The flyer was stamped with the insignias of the Billings Police Department, Yellowstone County Sheriff’s Office, FEMA/DHS, and Montana Disaster and Emergency Services. On Sept. 13, 2017, about a month before the course, Gates, the MDES field officer, sent the flyer to dozens of government employees, emergency services workers, and law enforcement officers in Montana, North Dakota, South Dakota, Wyoming, and Colorado, including many that Gates would later email in 2018 about cyberawareness trainings.

According to emails from FEMA support staff released to the ACLU by the Dawson County Sheriff’s Office, 57 people registered for another Glendive field force operations training April 9-11, 2018, and 25 registered for an April 12-14 “Field Force Extrication” training on how to remove protesters who lock themselves to things like construction equipment. “Extrications” are typically performed by trained “cut teams.” The trainings included instruction by a Montana Highway Patrol officer, a Houston riot cop, a New York City Police Department officer, a National Park Service warden, and a Washington, D.C., Metropolitan Police sniper, among others.

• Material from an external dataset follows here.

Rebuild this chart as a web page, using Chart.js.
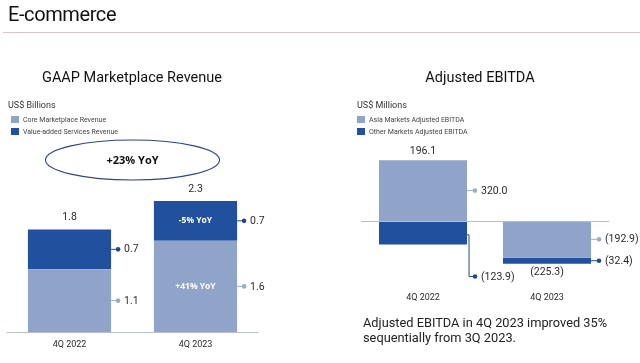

“In a perfect world we will have the SWAT team from Western Montana leave one or two of their cut team members here to aid/lead us,” Dawson County Undersheriff Katie Mills said in a January 2018 email to deputies. “This is probably the most important training you could have in handling protesters.”

“It is a rare occasion to have this crew come to our area and teach this. We would usually have to go out of state for this type of training,” Mills said in another email to deputies.

ANTI-TERRORISM

On April 25, 2018, the same day Gates distributed the DCI cyberawareness flyer, Michael Rankin, an intelligence specialist with the U.S. Attorney’s Office for the District of Montana, emailed Gates a different flyer for an Aug. 9 anti-terrorism training event at Fort Harrison, the Montana National Guard base near Helena.

“If you’d like to forward it to the whole group we’d appreciate it. Although the flyer doesn’t specify them- DES, fire, EMT, etc. are all welcome,” Rankin stated in the email.

On April 29, Gates forwarded this flyer, titled “ATAC2018Flyer,” to dozens of municipal, county, state and federal law enforcement officers, emergency services coordinators, and others, most of whom Gates had sent the DCI cyberawareness training flyer four days previously, or the FEMA riot training flyer in September 2017.

ATAC stands for Anti-Terrorism Advisory Council, a program founded after 9/11 and chaired by the U.S. Attorney for the District of Montana in Billings. The council’s purpose is to share information and coordinate between state and federal anti-terrorism authorities.

“The Montana U.S. Attorney’s Office anti-terrorism Advisory Council (ATAC) and the United States Secret Service would like to invite you to a full day of anti-terrorism training free of charge,” the flyer reads.

“The event is open to law enforcement at the Federal, state, tribal and local levels- including officers, agents, intelligence, critical infrastructure protection and security personnel. If your job description involves the anti-terrorism mission, you are the target audience. Our trainers this year are two groups from the United States Secret Service- the Critical Protective Analysis Group (CPAG) and the National Threat Assessment Center (NTAC). Topics will include active shooter, terror attacks on hard and soft targets and homegrown violent extremists (HVEs),” the flyer continues.